## PROVIDED MATERIAL
****
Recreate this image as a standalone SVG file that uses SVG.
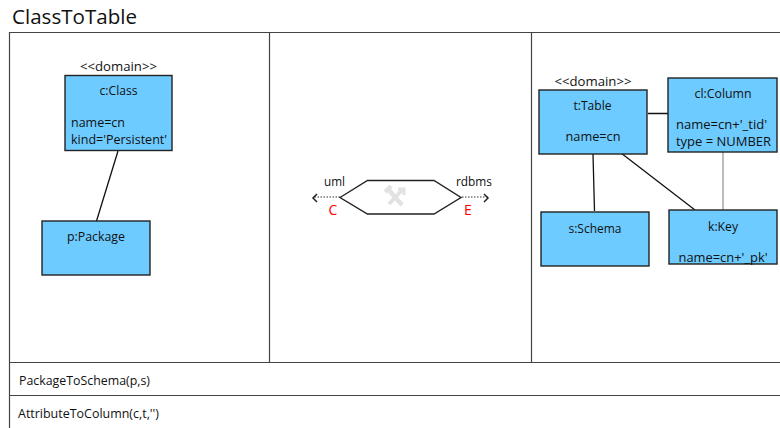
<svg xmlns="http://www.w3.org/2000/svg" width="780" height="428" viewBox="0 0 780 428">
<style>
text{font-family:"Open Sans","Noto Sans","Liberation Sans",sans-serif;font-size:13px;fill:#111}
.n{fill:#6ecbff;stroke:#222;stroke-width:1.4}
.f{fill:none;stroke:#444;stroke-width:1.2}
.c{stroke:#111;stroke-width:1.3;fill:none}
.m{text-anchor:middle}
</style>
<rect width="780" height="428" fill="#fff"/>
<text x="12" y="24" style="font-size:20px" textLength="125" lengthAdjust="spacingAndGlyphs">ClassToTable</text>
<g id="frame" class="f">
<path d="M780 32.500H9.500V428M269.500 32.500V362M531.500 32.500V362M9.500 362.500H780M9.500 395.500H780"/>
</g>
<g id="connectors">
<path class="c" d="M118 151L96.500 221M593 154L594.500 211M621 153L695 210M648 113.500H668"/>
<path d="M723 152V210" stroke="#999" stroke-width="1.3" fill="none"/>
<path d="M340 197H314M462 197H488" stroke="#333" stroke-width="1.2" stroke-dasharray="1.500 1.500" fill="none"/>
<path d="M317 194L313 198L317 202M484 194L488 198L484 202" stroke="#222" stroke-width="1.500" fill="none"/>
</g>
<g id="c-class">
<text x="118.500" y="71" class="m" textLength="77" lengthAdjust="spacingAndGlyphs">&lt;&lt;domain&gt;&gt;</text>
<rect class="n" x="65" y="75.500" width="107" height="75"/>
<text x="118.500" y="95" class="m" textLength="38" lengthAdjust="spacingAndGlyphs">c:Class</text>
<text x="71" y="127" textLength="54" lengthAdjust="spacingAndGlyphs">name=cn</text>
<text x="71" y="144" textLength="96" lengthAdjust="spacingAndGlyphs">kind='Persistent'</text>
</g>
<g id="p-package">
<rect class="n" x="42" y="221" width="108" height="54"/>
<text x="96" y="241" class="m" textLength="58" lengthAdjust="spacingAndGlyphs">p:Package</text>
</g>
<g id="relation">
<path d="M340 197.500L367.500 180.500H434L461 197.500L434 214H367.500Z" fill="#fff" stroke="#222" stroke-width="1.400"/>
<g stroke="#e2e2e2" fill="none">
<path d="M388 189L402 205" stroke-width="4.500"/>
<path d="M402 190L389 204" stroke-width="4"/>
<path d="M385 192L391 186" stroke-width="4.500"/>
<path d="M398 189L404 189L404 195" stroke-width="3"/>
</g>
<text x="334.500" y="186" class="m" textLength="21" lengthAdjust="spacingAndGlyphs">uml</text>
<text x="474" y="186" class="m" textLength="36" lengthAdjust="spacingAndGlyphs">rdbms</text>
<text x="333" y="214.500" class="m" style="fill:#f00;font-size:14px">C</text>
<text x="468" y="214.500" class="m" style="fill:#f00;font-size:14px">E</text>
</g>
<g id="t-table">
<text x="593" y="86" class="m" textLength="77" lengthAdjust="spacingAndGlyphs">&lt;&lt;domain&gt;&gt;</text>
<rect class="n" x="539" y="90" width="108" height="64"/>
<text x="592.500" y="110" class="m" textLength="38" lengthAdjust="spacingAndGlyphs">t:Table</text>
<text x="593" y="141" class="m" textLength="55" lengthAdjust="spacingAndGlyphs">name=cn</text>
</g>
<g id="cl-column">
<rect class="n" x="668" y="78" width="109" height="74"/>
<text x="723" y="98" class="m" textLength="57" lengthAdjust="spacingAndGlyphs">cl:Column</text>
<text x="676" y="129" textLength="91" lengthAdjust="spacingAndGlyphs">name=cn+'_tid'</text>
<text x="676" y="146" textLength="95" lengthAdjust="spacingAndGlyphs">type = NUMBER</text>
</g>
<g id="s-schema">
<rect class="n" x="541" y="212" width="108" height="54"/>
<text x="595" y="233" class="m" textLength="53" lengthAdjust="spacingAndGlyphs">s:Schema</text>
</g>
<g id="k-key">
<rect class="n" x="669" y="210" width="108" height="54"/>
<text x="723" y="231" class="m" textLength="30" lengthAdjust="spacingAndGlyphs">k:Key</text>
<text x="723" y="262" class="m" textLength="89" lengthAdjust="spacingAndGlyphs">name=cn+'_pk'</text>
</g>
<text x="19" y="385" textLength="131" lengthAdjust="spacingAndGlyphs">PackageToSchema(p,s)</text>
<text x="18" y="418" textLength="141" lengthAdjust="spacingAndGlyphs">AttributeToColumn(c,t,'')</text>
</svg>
****
## WHAT THE EXERCISE ASKS
Please write out all the data again word for word, but not the pictures.

## FULL SOLUTION
Recreate this image as a standalone SVG file that uses SVG.
<svg xmlns="http://www.w3.org/2000/svg" width="780" height="428" viewBox="0 0 780 428">
<style>
text{font-family:"Open Sans","Noto Sans","Liberation Sans",sans-serif;font-size:13px;fill:#111}
.n{fill:#6ecbff;stroke:#222;stroke-width:1.4}
.f{fill:none;stroke:#444;stroke-width:1.2}
.c{stroke:#111;stroke-width:1.3;fill:none}
.m{text-anchor:middle}
</style>
<rect width="780" height="428" fill="#fff"/>
<text x="12" y="24" style="font-size:20px" textLength="125" lengthAdjust="spacingAndGlyphs">ClassToTable</text>
<g id="frame" class="f">
<path d="M780 32.500H9.500V428M269.500 32.500V362M531.500 32.500V362M9.500 362.500H780M9.500 395.500H780"/>
</g>
<g id="connectors">
<path class="c" d="M118 151L96.500 221M593 154L594.500 211M621 153L695 210M648 113.500H668"/>
<path d="M723 152V210" stroke="#999" stroke-width="1.3" fill="none"/>
<path d="M340 197H314M462 197H488" stroke="#333" stroke-width="1.2" stroke-dasharray="1.500 1.500" fill="none"/>
<path d="M317 194L313 198L317 202M484 194L488 198L484 202" stroke="#222" stroke-width="1.500" fill="none"/>
</g>
<g id="c-class">
<text x="118.500" y="71" class="m" textLength="77" lengthAdjust="spacingAndGlyphs">&lt;&lt;domain&gt;&gt;</text>
<rect class="n" x="65" y="75.500" width="107" height="75"/>
<text x="118.500" y="95" class="m" textLength="38" lengthAdjust="spacingAndGlyphs">c:Class</text>
<text x="71" y="127" textLength="54" lengthAdjust="spacingAndGlyphs">name=cn</text>
<text x="71" y="144" textLength="96" lengthAdjust="spacingAndGlyphs">kind='Persistent'</text>
</g>
<g id="p-package">
<rect class="n" x="42" y="221" width="108" height="54"/>
<text x="96" y="241" class="m" textLength="58" lengthAdjust="spacingAndGlyphs">p:Package</text>
</g>
<g id="relation">
<path d="M340 197.500L367.500 180.500H434L461 197.500L434 214H367.500Z" fill="#fff" stroke="#222" stroke-width="1.400"/>
<g stroke="#e2e2e2" fill="none">
<path d="M388 189L402 205" stroke-width="4.500"/>
<path d="M402 190L389 204" stroke-width="4"/>
<path d="M385 192L391 186" stroke-width="4.500"/>
<path d="M398 189L404 189L404 195" stroke-width="3"/>
</g>
<text x="334.500" y="186" class="m" textLength="21" lengthAdjust="spacingAndGlyphs">uml</text>
<text x="474" y="186" class="m" textLength="36" lengthAdjust="spacingAndGlyphs">rdbms</text>
<text x="333" y="214.500" class="m" style="fill:#f00;font-size:14px">C</text>
<text x="468" y="214.500" class="m" style="fill:#f00;font-size:14px">E</text>
</g>
<g id="t-table">
<text x="593" y="86" class="m" textLength="77" lengthAdjust="spacingAndGlyphs">&lt;&lt;domain&gt;&gt;</text>
<rect class="n" x="539" y="90" width="108" height="64"/>
<text x="592.500" y="110" class="m" textLength="38" lengthAdjust="spacingAndGlyphs">t:Table</text>
<text x="593" y="141" class="m" textLength="55" lengthAdjust="spacingAndGlyphs">name=cn</text>
</g>
<g id="cl-column">
<rect class="n" x="668" y="78" width="109" height="74"/>
<text x="723" y="98" class="m" textLength="57" lengthAdjust="spacingAndGlyphs">cl:Column</text>
<text x="676" y="129" textLength="91" lengthAdjust="spacingAndGlyphs">name=cn+'_tid'</text>
<text x="676" y="146" textLength="95" lengthAdjust="spacingAndGlyphs">type = NUMBER</text>
</g>
<g id="s-schema">
<rect class="n" x="541" y="212" width="108" height="54"/>
<text x="595" y="233" class="m" textLength="53" lengthAdjust="spacingAndGlyphs">s:Schema</text>
</g>
<g id="k-key">
<rect class="n" x="669" y="210" width="108" height="54"/>
<text x="723" y="231" class="m" textLength="30" lengthAdjust="spacingAndGlyphs">k:Key</text>
<text x="723" y="262" class="m" textLength="89" lengthAdjust="spacingAndGlyphs">name=cn+'_pk'</text>
</g>
<text x="19" y="385" textLength="131" lengthAdjust="spacingAndGlyphs">PackageToSchema(p,s)</text>
<text x="18" y="418" textLength="141" lengthAdjust="spacingAndGlyphs">AttributeToColumn(c,t,'')</text>
</svg>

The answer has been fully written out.